Les relations entre Palloy et son collaborateur, Bergeras se dégradent, le premier reprochant au second de ne pas rendre compte de sa mission et doutant du coup de l’exécution de celle-ci(note). Pour autant, seize mois après la prise de la bastille, le département du Morbihan reçoit plusieurs caisses renferment les vestiges de la prison : un modèle en pierre, une dalle provenant des cachots, etc. Les souvenirs sont placés dans la salle de l’assemblée départementale qui siégeait alors au couvent des Cordeliers(note). Lors de la réception de sa maquette, le Morbihan vote par acclamation les plus vifs remerciements « au patriote zélé qui lui a adressé cette image de la tyrannie et du despotisme ministériels(note)».

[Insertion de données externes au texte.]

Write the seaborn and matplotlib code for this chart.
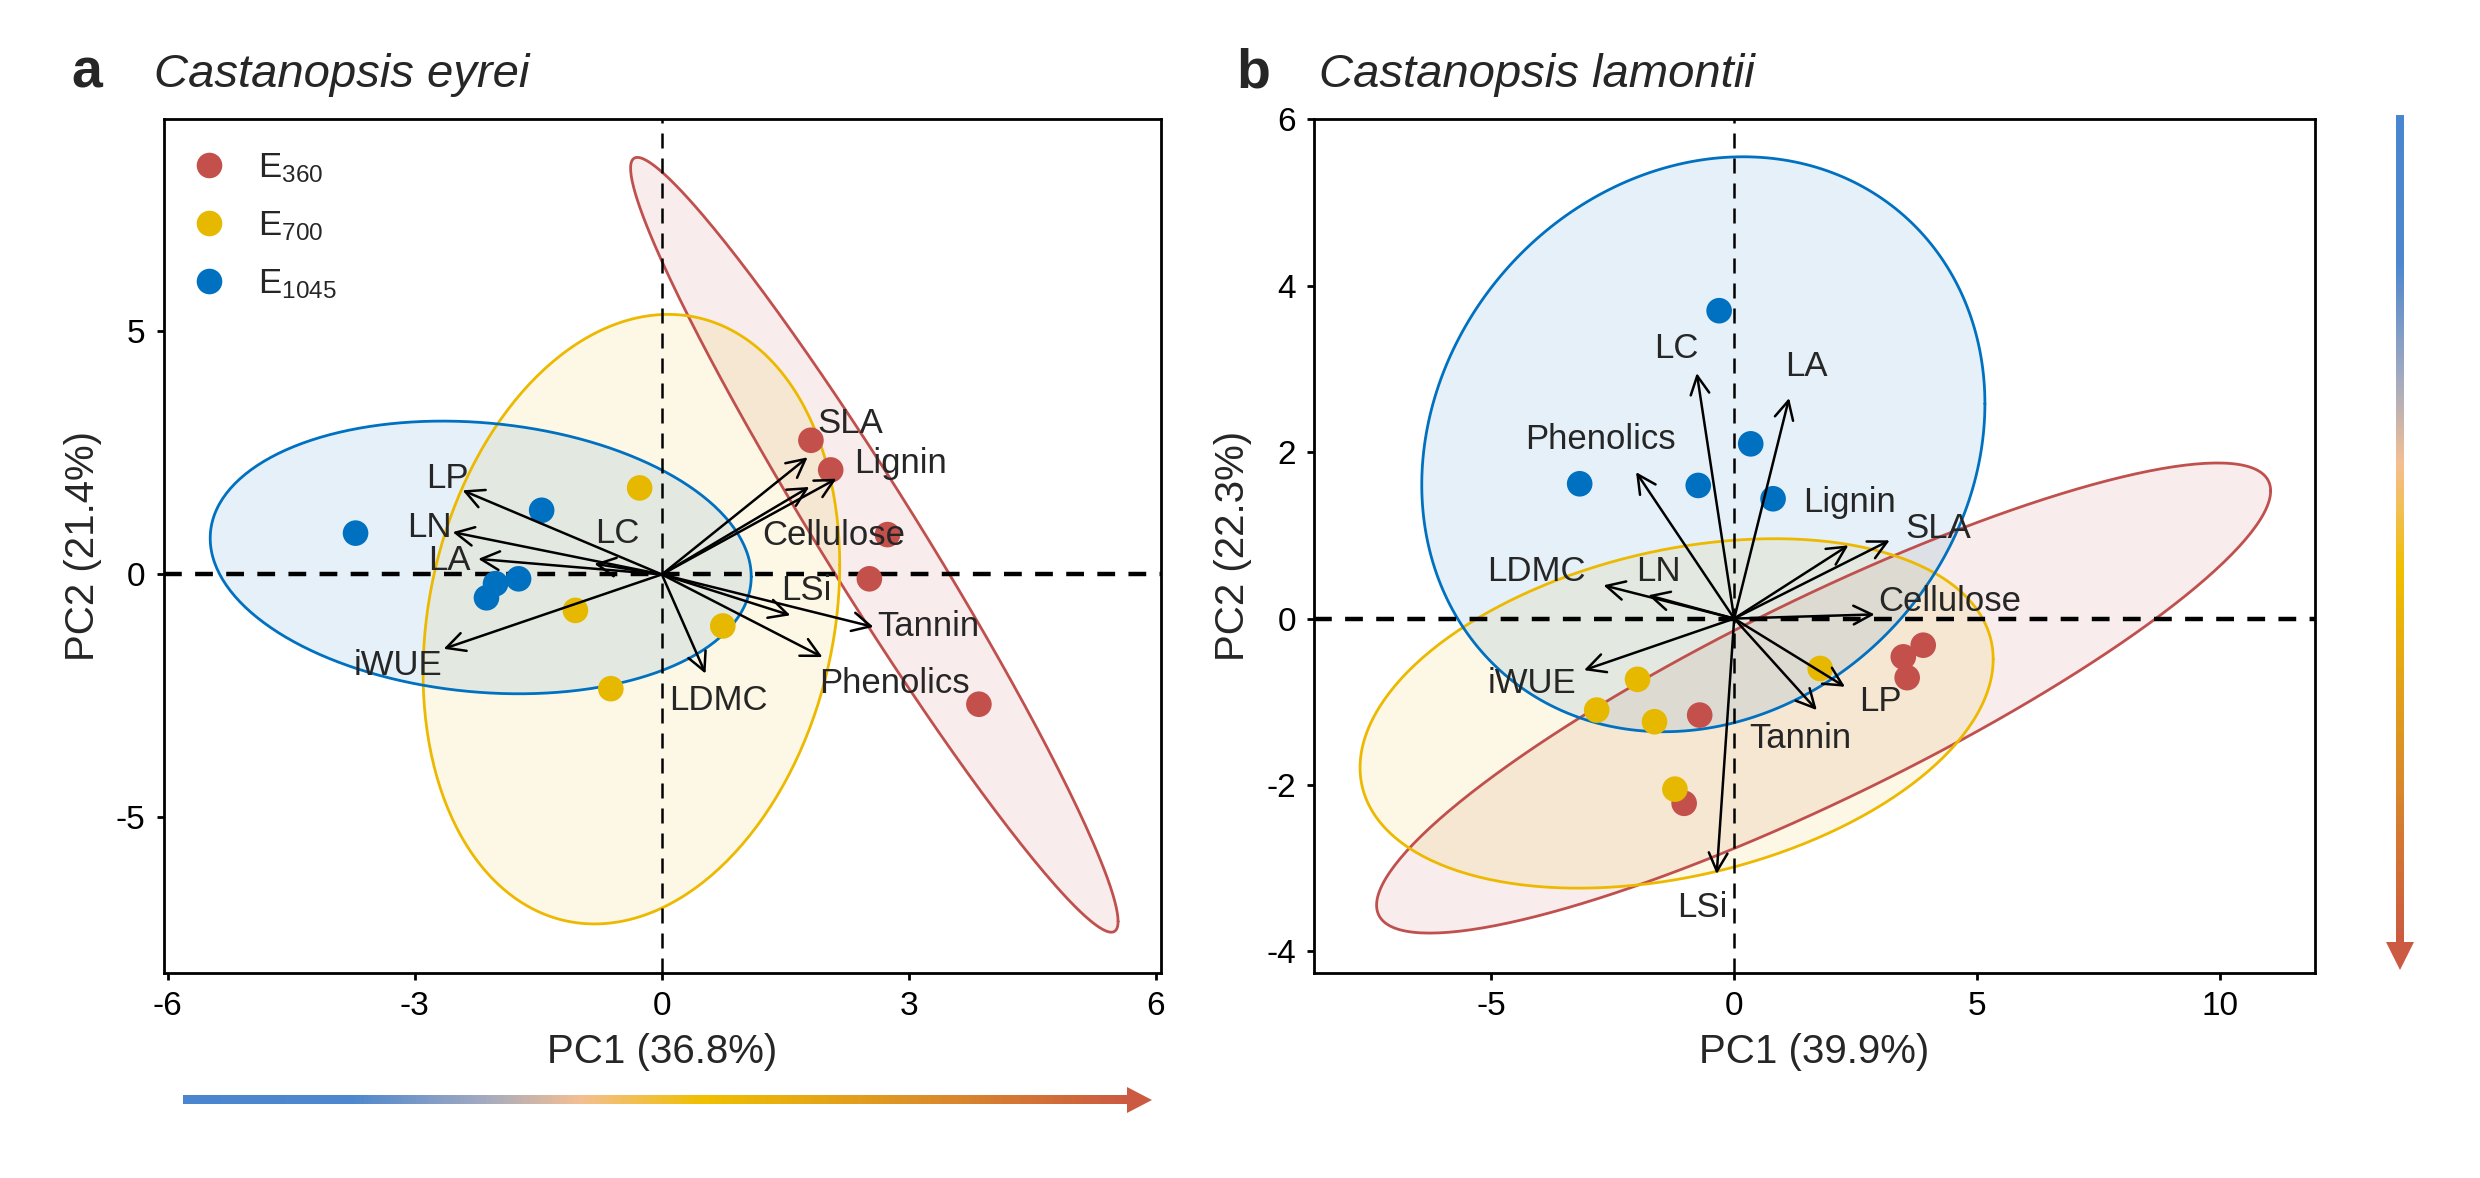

Sur le reste du territoire, le succès est au rendez-vous : ses bastilles deviennent des reliques sacrées de la liberté. Elles contribuent à amplifier la résonance de l’évènement.
La maquette

Aujourd’hui, une vingtaine de modèles subsiste dans les départements français sur les 83 qui avaient été créés en 1790(note). La maquette parisienne conservée au musée Carnavalet est la plus complète de toutes. Cette dernière est bien conservée et est encore pourvue de toutes les petites constructions annexes prenant place sur la coursive(note). Elle aide à visualiser tout ce qui est manquant sur les autres modèles.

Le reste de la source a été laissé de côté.